A battle is an ordeal, and we must be stern with friend
and foe. But there is something more sinister
than the weakness of the man: remember the net.
VI
The concrete case makes clear the
principle in question. The man whom we have seen
go down would have been safe if he had to fight no
battle but one he could face with all his true friends,
and in the open light of day. Having to fight
a secret battle was never even considered: threats
direct or vague or subtle, blandishments, cajolery,
graciousness, patronage, flattery, plausible generalities,
attacks indirect and insidious all coming
without pause, secret, silent, tireless. He who
is to be proof against this, and above threat or flattery,
must have been disciplined with the discipline of
a life that trains him for every emergency. You
cannot take up such a character like a garment to suit
the occasion: it must be developed in private
and public by all those daily acts that declare a
man’s attitude, register his convictions, and
form his mind. It gives its own reward at once,
even in the day where nothing is apparently at stake;
where men scramble furiously over the petty things
of life; for he who sees these things at their proper
value is unruffled. His composure in all the
fury has its own value. But the mind that held
him so, by the very act of dismissing something petty,
gets a clearer conception of the great things of life;
by intuition is at once awake to a hovering and fatal
menace to individual or national existence, unseen
of the common eye; and in that hour proves, to the
confusion of the enemy, clear, vigorous and swift.

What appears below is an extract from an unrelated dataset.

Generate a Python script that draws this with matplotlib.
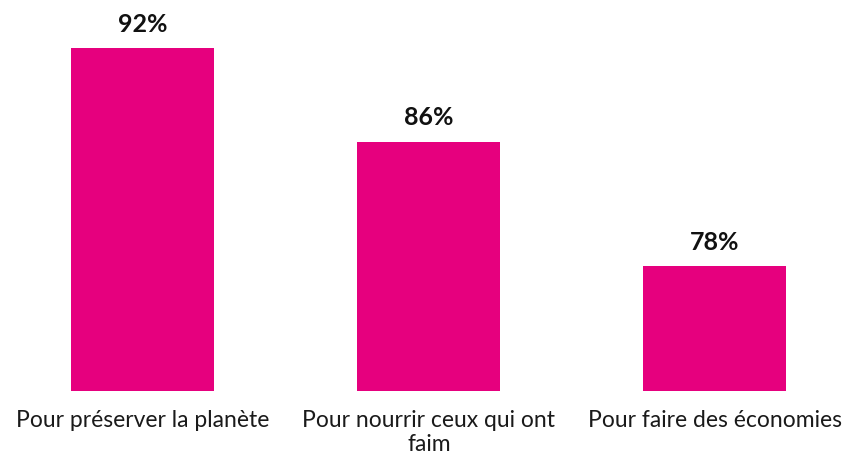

Let us, then, for this great end note what is the
secret of strength. Not alone to be ready to
stand in with a host and march bravely to battle the
discipline that provides for this is great and valuable
and must be always observed and practised. This
gives, however, only the common courage of the crowd,
and can only be trusted on an even field where the
chances of war are equal. But when there is a
struggle to restore freedom, where from the nature
of the case the chances are uneven and the soldiers
of liberty are at every disadvantage, then must we
seek to adjust the balance by a finer courage and
a more enduring strength. The mustering of legions
will not suffice. The general reviewing this fine
array who would rightly estimate the power he may command,
must silently examine the units, to judge of this
brave host how large a company can be formed to fight
a forlorn hope. If this spirit is in reserve,
he is armed against every emergency. If the chances
are equal, he will have a splendid victory; if by
any of the turns of war his legions are shaken and
disaster threatened, there is always a certain rallying-ground
where the host can re-form and the field be re-won,
and the flag that has seen so many vicissitudes be
set at last high and proudly in the light of Freedom.